Becky Luigart-Stayner
Yield 16 servings (serving size: about 1 1/3 cups)
Although this pleasantly wilted salad is best made shortly before serving, you can prepare and chill the vinaigrette up to a day in advance; microwave at HIGH for 30 seconds and stir well before tossing with the salad ingredients.


  • Vinaigrette:
  • 4 bacon slices
  • 1/4 cup cider vinegar
  • 1/4 cup rice vinegar
  • 2 tablespoons honey
  • 2 teaspoons Dijon mustard
  • 1/4 teaspoon salt
  • 1/8 teaspoon freshly ground black pepper
  • Salad:
  • 1/3 cup thinly vertically sliced red onion
  • 2 large ripe Bartlett pears, cored and cut lengthwise into 1/4-inch-thick slices (about 3 cups)
  • 1 (10-ounce) package fresh spinach

Nutrition Information

  • calories 41
  • caloriesfromfat 22 %
  • fat 1 g
  • satfat 0.3 g
  • monofat 0.4 g
  • polyfat 0.1 g
  • protein 1.2 g
  • carbohydrate 7.2 g
  • fiber 1.3 g
  • cholesterol 2 mg
  • iron 0.7 mg
  • sodium 103 mg
  • calcium 21 mg

How to Make It

  1. To prepare vinaigrette, cook bacon in a medium nonstick skillet over medium heat until crisp.
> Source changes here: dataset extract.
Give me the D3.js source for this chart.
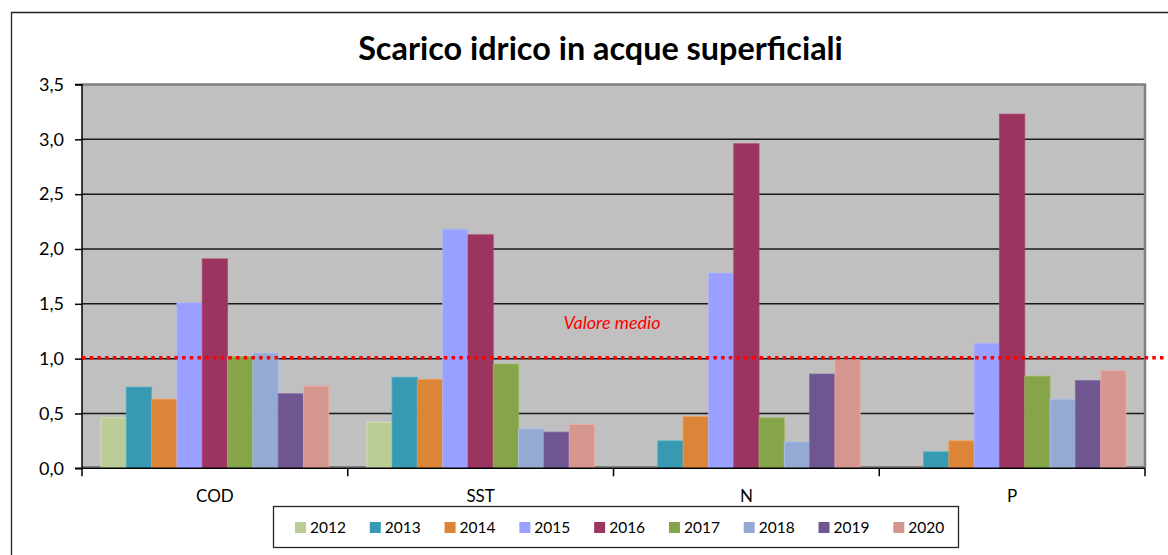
<!DOCTYPE html>
<html>
<head>
<meta charset="utf-8">
<script src="https://cdn.jsdelivr.net/npm/d3@7"></script>
<style>
  html, body { margin: 0; padding: 0; background: #fff; }
  svg { display: block; }
  text { font-family: Lato, "Open Sans", sans-serif; }
</style>
</head>
<body>
<svg id="chart" width="1168" height="555"></svg>
<script>
const categories = ["COD", "SST", "N", "P"];
const years = ["2012", "2013", "2014", "2015", "2016", "2017", "2018", "2019", "2020"];
const v2012 = [0.46, 0.42, 0.00, 0.00];
const v2013 = [0.74, 0.83, 0.25, 0.15];
const v2014 = [0.63, 0.81, 0.47, 0.25];
const v2015 = [1.51, 2.18, 1.78, 1.14];
const v2016 = [1.91, 2.13, 2.96, 3.23];
const v2017 = [1.02, 0.95, 0.46, 0.84];
const v2018 = [1.05, 0.36, 0.24, 0.63];
const v2019 = [0.68, 0.33, 0.86, 0.80];
const v2020 = [0.75, 0.40, 0.99, 0.89];
const yTicks = [0, 0.5, 1.0, 1.5, 2.0, 2.5, 3.0, 3.5];
const meanValue = 1.0;
const meanLabel = "Valore medio";
const title = "Scarico idrico in acque superficiali";

const seriesValues = [v2012, v2013, v2014, v2015, v2016, v2017, v2018, v2019, v2020];
const colors = ["#bbcc96", "#3799b2", "#dc8437", "#9aa0ff", "#9b3560", "#86a44a", "#95aad2", "#6f5690", "#d59690"];

const svg = d3.select("#chart");
const plot = { left: 82, right: 1145, top: 84.5, bottom: 468.3 };

// outer frame
svg.append("path")
  .attr("d", `M11.5,1200 L11.5,12.5 L1300,12.5`)
  .attr("fill", "none").attr("stroke", "#222").attr("stroke-width", 1.3);

const x = d3.scaleBand().domain(categories).range([plot.left, plot.right]).paddingInner(0).paddingOuter(0);
const xi = d3.scaleBand().domain(years).range([0, x.bandwidth()]).paddingInner(0).paddingOuter(0.75);
const y = d3.scaleLinear().domain([0, 3.5]).range([plot.bottom, plot.top]);

// plot background
svg.append("rect")
  .attr("x", plot.left).attr("y", plot.top)
  .attr("width", plot.right - plot.left).attr("height", plot.bottom - plot.top)
  .attr("fill", "#c0c0c0");

// gridlines
svg.append("g").selectAll("line").data(yTicks.filter(d => d > 0 && d < 3.5)).join("line")
  .attr("x1", plot.left).attr("x2", plot.right)
  .attr("y1", d => y(d)).attr("y2", d => y(d))
  .attr("stroke", "#1a1a1a").attr("stroke-width", 1.5);

// top & right border of plot area
svg.append("path")
  .attr("d", `M${plot.left},${plot.top} L${plot.right},${plot.top} L${plot.right},${plot.bottom}`)
  .attr("fill", "none").attr("stroke", "#808080").attr("stroke-width", 2.5);

// floor line
svg.append("line")
  .attr("x1", plot.left).attr("x2", plot.right)
  .attr("y1", y(0) - 1.5).attr("y2", y(0) - 1.5)
  .attr("stroke", "#808080").attr("stroke-width", 1.5);

// bars
const groups = svg.append("g").selectAll("g").data(years).join("g");
groups.each(function(yr, si) {
  d3.select(this).selectAll("rect").data(categories.map((c, ci) => ({ c, v: seriesValues[si][ci] })))
    .join("rect")
    .attr("x", d => x(d.c) + xi(yr))
    .attr("width", xi.bandwidth())
    .attr("y", d => y(d.v))
    .attr("height", d => y(0) - y(d.v))
    .attr("fill", colors[si])
    .attr("stroke", d3.color(colors[si]).brighter(0.4))
    .attr("stroke-opacity", 0.7)
    .attr("stroke-width", 1);
});

// y axis
const yAxis = d3.axisLeft(y).tickValues(yTicks).tickSize(7).tickPadding(11)
  .tickFormat(d => d3.format(".1f")(d).replace(".", ","));
const yg = svg.append("g").attr("transform", `translate(${plot.left},0)`).call(yAxis);
yg.select(".domain").attr("stroke", "#000").attr("stroke-width", 1.5).attr("d", `M-7,${plot.top}H0V${plot.bottom}H-7`);
yg.selectAll(".tick line").attr("stroke", "#000").attr("stroke-width", 1.5);
yg.selectAll(".tick text").attr("font-size", 18).attr("fill", "#000").attr("font-family", "Lato");

// x axis
const xAxis = d3.axisBottom(x).tickSize(0).tickPadding(0);
const xg = svg.append("g").attr("transform", `translate(0,${plot.bottom})`).call(xAxis);
xg.select(".domain").attr("stroke", "#000").attr("stroke-width", 1.5).attr("d", `M${plot.left},0H${plot.right}`);
xg.selectAll(".tick text").attr("font-size", 17).attr("fill", "#000").attr("font-family", "Lato").attr("dy", "0").attr("y", 34);
// boundary ticks between categories
const bounds = categories.map(c => x(c)).concat([x(categories[categories.length - 1]) + x.bandwidth()]);
xg.append("g").selectAll("line").data(bounds).join("line")
  .attr("x1", d => d).attr("x2", d => d).attr("y1", 0).attr("y2", 8)
  .attr("stroke", "#000").attr("stroke-width", 1.5);

// mean line
svg.append("line")
  .attr("x1", plot.left).attr("x2", 1166)
  .attr("y1", y(meanValue) - 1).attr("y2", y(meanValue) - 1)
  .attr("stroke", "#ff0000").attr("stroke-width", 3.5)
  .attr("stroke-dasharray", "3.5 4.2");

svg.append("text")
  .attr("x", 612).attr("y", 329)
  .attr("text-anchor", "middle")
  .attr("font-size", 18).attr("font-style", "italic")
  .attr("fill", "#ff0000")
  .text(meanLabel);

// title
const t = svg.append("text")
  .attr("x", 600.5).attr("y", 59.5)
  .attr("text-anchor", "middle")
  .attr("font-size", 32).attr("font-weight", "bold")
  .attr("fill", "#000")
  .text(title);
const tw = t.node().getComputedTextLength();
t.attr("font-size", 32 * 485 / tw);

// legend
const lg = svg.append("g");
lg.append("rect")
  .attr("x", 273.5).attr("y", 506.5).attr("width", 685).attr("height", 41)
  .attr("fill", "#fff").attr("stroke", "#222").attr("stroke-width", 1.3);
const lx = d3.scalePoint().domain(years).range([295, 893.3]);
const items = lg.selectAll("g").data(years).join("g")
  .attr("transform", d => `translate(${lx(d)},527.5)`);
items.append("rect")
  .attr("x", 0).attr("y", -5.5).attr("width", 11).attr("height", 11)
  .attr("fill", (d, i) => colors[i]);
items.append("text")
  .attr("x", 15).attr("y", 0).attr("dy", "0.36em")
  .attr("font-size", 15.5).attr("fill", "#000")
  .text(d => d);
</script>
</body>
</html>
Remove bacon from pan, reserving 1 teaspoon drippings in pan. Crumble bacon; set aside. Add vinegars, honey, mustard, salt, and pepper to drippings in pan, stirring with a whisk; bring to a boil. Remove from heat.

  2. To prepare salad, combine onion, pears, spinach, and bacon in a large bowl. Drizzle with vinaigrette, and toss gently to coat.